|Syllabus and Study Guide for Midterm 1
- Understand the lecture slides and discussions thoroughly.
- Revisit the MPs and HWs and make sure you understand the solutions
thoroughly. Repeat any you are not comfortable with.
- Take the sample exam as a dry-run for the actual exam.
The exam will cover the first 10 lectures, up to and including the
lectures of user-defined recursive datatypes . The following give examples of
the kinds of questions you are likely to be asked for each topic:
- Basic OCaml
- Know the basic constructs (e.g., match,
fun, let, let rec) like the back of your hand.
- Be able to evaluate OCaml expressions
- Be able to determine the type of OCaml expressions
- Be able to describe the environment that results from
a sequence of declarations
- Be able to describe the closure that is the result of
evalutating a function declaration
- Understand what effect sequencing, function application and
lambda lifting has on the order of evaluation of expressions
- Be able to write recursive functions, including (but
not limited to) possibly
tail-recursive or possibly forward recursive.
- Be able to recognize whether a function is
tail-recursive, and when a recursive call is in tail call
- Understand the performance benefits of tail recursion.
- Higher Order Functions (HOFs)
- Be able to write the definitions of the common HOFs.

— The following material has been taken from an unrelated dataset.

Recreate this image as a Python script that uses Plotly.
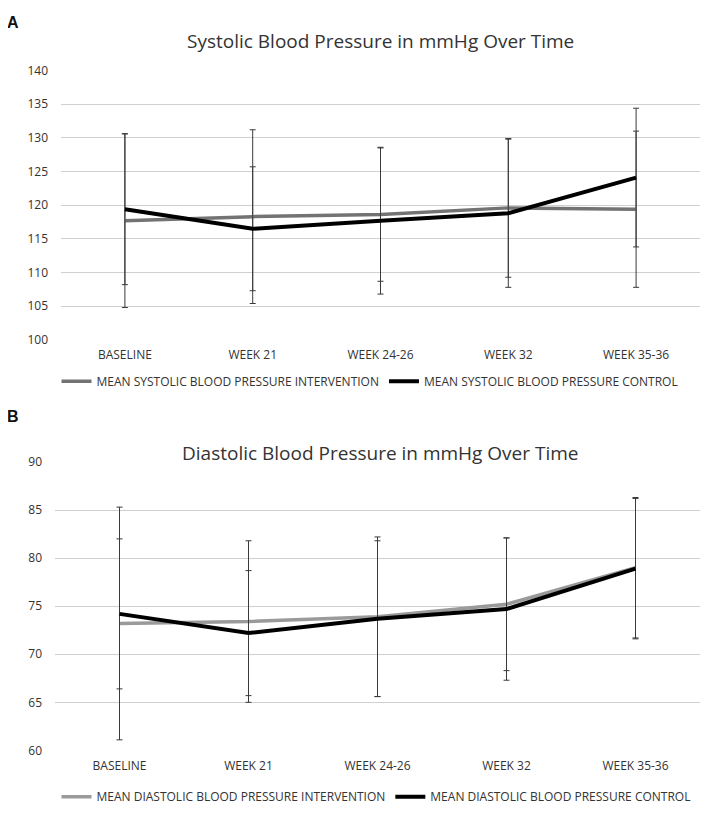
import plotly.graph_objects as go

categories = ["BASELINE", "WEEK 21", "WEEK 24-26", "WEEK 32", "WEEK 35-36"]

sys_intervention = [117.7, 118.3, 118.6, 119.6, 119.4]
sys_intervention_sd = [12.9, 12.9, 9.9, 10.3, 11.6]
sys_control = [119.4, 116.5, 117.7, 118.8, 124.1]
sys_control_sd = [11.2, 9.2, 10.9, 11.0, 10.3]

dia_intervention = [73.2, 73.4, 73.9, 75.2, 79.0]
dia_intervention_sd = [12.1, 8.4, 8.3, 6.9, 7.3]
dia_control = [74.2, 72.2, 73.7, 74.7, 78.9]
dia_control_sd = [7.8, 6.5, 8.1, 7.4, 7.3]

FONT = "Open Sans"
TEXT = "#333333"
GRID = "#cfcfcf"

W = 709.0
H = 818.0


# page pixel -> paper fraction (the page puts the plot a few px down/right)
def px(x):
    return (x - 8) / W


def py(y):
    return 1 - (y - 16.2) / 0.978 / H


fig = go.Figure()


def add_series(y, sd, name, color, width, xa, ya, legend):
    fig.add_trace(go.Scatter(
        x=categories,
        y=y,
        mode='lines',
        name=name,
        line=dict(color=color, width=width),
        error_y=dict(type='data', array=sd, visible=True,
                     color='#3a3a3a', thickness=1, width=3),
        xaxis=xa,
        yaxis=ya,
        legend=legend
    ))


add_series(sys_intervention, sys_intervention_sd,
           "MEAN SYSTOLIC BLOOD PRESSURE INTERVENTION", '#737373', 3.5, 'x', 'y', 'legend')
add_series(sys_control, sys_control_sd,
           "MEAN SYSTOLIC BLOOD PRESSURE CONTROL", '#000000', 4, 'x', 'y', 'legend')
add_series(dia_intervention, dia_intervention_sd,
           "MEAN DIASTOLIC BLOOD PRESSURE INTERVENTION", '#9a9a9a', 3.5, 'x2', 'y2', 'legend2')
add_series(dia_control, dia_control_sd,
           "MEAN DIASTOLIC BLOOD PRESSURE CONTROL", '#000000', 4, 'x2', 'y2', 'legend2')

xaxis_common = dict(
    type='category',
    range=[-0.5, 4.5],
    showgrid=False,
    zeroline=False,
    showline=False,
    ticks='',
    tickfont=dict(family=FONT, size=12, color=TEXT),
    ticklabelstandoff=6,
)
yaxis_common = dict(
    showgrid=True,
    gridcolor=GRID,
    gridwidth=1,
    zeroline=False,
    showline=False,
    ticks='',
    dtick=5,
    tickfont=dict(family=FONT, size=12, color=TEXT),
    ticklabelstandoff=12,
)

legend_common = dict(
    orientation='h',
    xanchor='center',
    yanchor='middle',
    font=dict(family=FONT, size=12, color=TEXT),
    bgcolor='rgba(0,0,0,0)',
    itemwidth=30,
    tracegroupgap=0,
)

title_font = dict(family=FONT, size=19, color=TEXT)
letter_font = dict(family="Liberation Sans", size=16, color='#111111')

fig.update_layout(
    width=709,
    height=818,
    margin=dict(l=0, r=0, t=0, b=0),
    paper_bgcolor='white',
    plot_bgcolor='white',
    xaxis=dict(xaxis_common, domain=[px(61), px(700)], anchor='y'),
    yaxis=dict(yaxis_common, domain=[py(339), py(69.3)], range=[99.95, 140.05], anchor='x'),
    xaxis2=dict(xaxis_common, domain=[px(55), px(700)], anchor='y2'),
    yaxis2=dict(yaxis_common, domain=[py(749), py(460.3)], range=[59.97, 90.03], anchor='x2'),
    legend=dict(legend_common, x=px(370), y=py(380)),
    legend2=dict(legend_common, x=px(376), y=py(795)),
    showlegend=True,
    annotations=[
        dict(text="Systolic Blood Pressure in mmHg Over Time", x=px(380), y=py(40),
             xref='paper', yref='paper', showarrow=False,
             xanchor='center', yanchor='middle', font=title_font),
        dict(text="Diastolic Blood Pressure in mmHg Over Time", x=px(380), y=py(452),
             xref='paper', yref='paper', showarrow=False,
             xanchor='center', yanchor='middle', font=title_font),
        dict(text="<b>A</b>", x=px(13), y=py(22), xref='paper', yref='paper',
             showarrow=False, xanchor='center', yanchor='middle', font=letter_font),
        dict(text="<b>B</b>", x=px(13), y=py(415), xref='paper', yref='paper',
             showarrow=False, xanchor='center', yanchor='middle', font=letter_font),
    ]
)

fig.write_html("out.html")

- Be able to use map and fold to implement other
functions, as in MP4.
- Be able to write functions that use other functions
- Continuations and Continuation Passing Style
- Understand what the basic idea of what a continuation is.

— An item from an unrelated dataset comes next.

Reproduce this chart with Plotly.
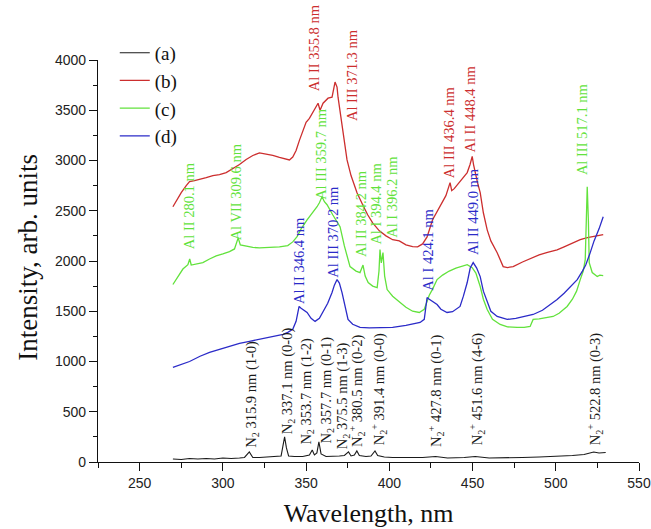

- Be able rewrite an operation / procedure in direct
style to take a continuation to which to pass its results, while
preserving the order of evaluation.
- Be able to put a complex, possibly recursive procedure
into full continutation passing style, while preserving the
order of evaluation.
- Be able to reproduce code for implementing the CPS
transformation, given the mathematical formulation of its cases.
- User-Defined Types
- Be able to define recursive algebraic (variant)
types in OCaml.
- Know the difference between tuples and variant
types, and when each should be used.
- Be able to write OCaml functions over recursive algebraic types.
- Be able to create a recursive algebraic type to model a problem.